The senior right-hander allowed two earned runs, five hits and a walk while striking out 14 over six innings.

“Ever since we lost to Loganville, which we felt like we shouldn’t have, we’ve played our best baseball,” Gettys said. “We’ve beaten good teams and we’ve just played every well.”

“We’ve always been really hot in the middle of the season, towards the end, and get cold in the playoffs, but this year I feel like we got hot towards the end and it carried into the playoffs. If we hit the ball we’ll win, because we have good pitching.”

Gettys got the scoring started for Gainesville in the bottom of the first with an infield single that drove in one run and resulted in an another on an ensuing error.

Two batters later, Whitenton added a two-run double to boost the lead to 4-0.

Anthony Carrera tacked on a sacrifice fly later in the inning, and Drew Wright drove in the Red Elephants’ sixth and final run of the frame with a RBI bunt single.

Tucker (17-9) got its first run in the third on a two-out, bloop single by Jullian Sewell, then cut the lead to 6-2 in the fourth on an RBI single by Joe Farrar.

Gainesville got one run back in the fourth on a sac fly by Maddox.

The Tigers threatened to rally in the seventh, after Gainesville reliever Harrison Styles issued a one-out walk, hit a batter and surrendered a single to Aaron Perry.

Sewell drove in a run on an RBI ground out, before Tyler Sampson added an RBI single that cut the lead to 7-4 and brought the tying run to the plate in the form of Jake Lovvorn.

Sims Griffith came on in relief and struck out Lovvorn to end the threat.

The Red Elephants finished with 12 hits and benefitted from three errors by the Tigers.

GAME 2, GAINESVILLE 12, TUCKER 1: Playing as the visiting team in Game 2, Gainesville got off to another fast start with three runs in the first inning.

Griffith led off with a single and later scored on an infield single by Maddox. Gettys later drove Maddox in with a double, then stole third and scored on an ensuing errant throw.

That would have been enough support for Gainesville’s pitching staff, thanks largely to Whitenton.

His only real struggles came in the second inning, when he hit a batter and walked two others to load the bases with two outs. He then went to a 3-2 count on Perry, putting the baserunners in motion, but struck out the hitter looking to end the threat.

“I was just thinking, ‘Throw it over the plate and see if he can hit it,’” Whitenton said.

Gainesville blew the game open with a five-run fourth that Whitenton got started with a hard-earned walk. His was the first of four consecutive walks issued by Tucker pitchers, the last of which pushed the Red Elephants’ fourth run across the plate.

Drew Wright followed with a run-scoring single, and Maddox blew the game open shortly afterward with a bases-clearing, three-run triple to left-center field.

“I’m seeing the ball a lot better than I was (earlier in the year),” Maddox said.
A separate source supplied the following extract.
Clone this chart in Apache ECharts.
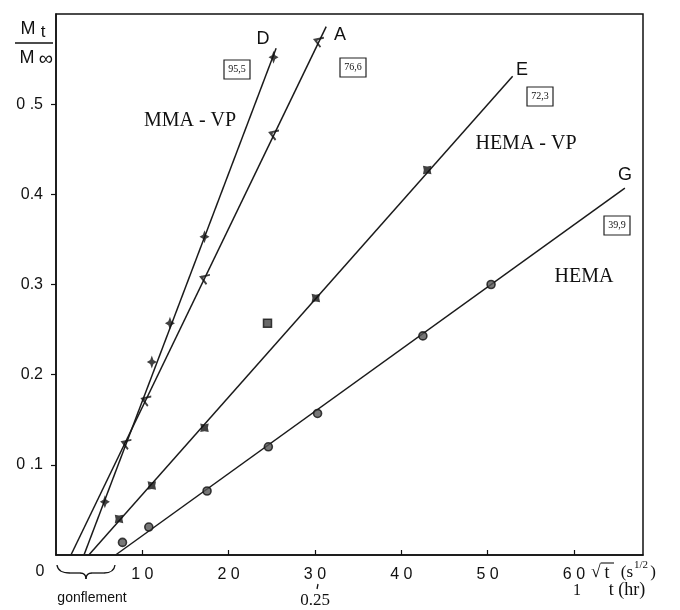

“It’s just kind of coming to me right now. My hands feel good and we’re just playing really good right now. I’ve got Gettys (behind me in the batting order), so if I get on, I know I’m about to get home.”

The Red Elephants added a run in the fifth courtesy of a solo homer by Sewell, and another in the sixth on a sac fly by Griffith.

Tucker scored its only run in the sixth to avoid the mercy rule, allowing Gainesville to add on two more runs in the seventh on a run-scoring double by Sewell and a balk.

The Tigers managed only two hits and committed four errors. Gainesville finished with eight hits.

“We did a better job in the second game than the first game as far as keeping the intensity,” Kemp said.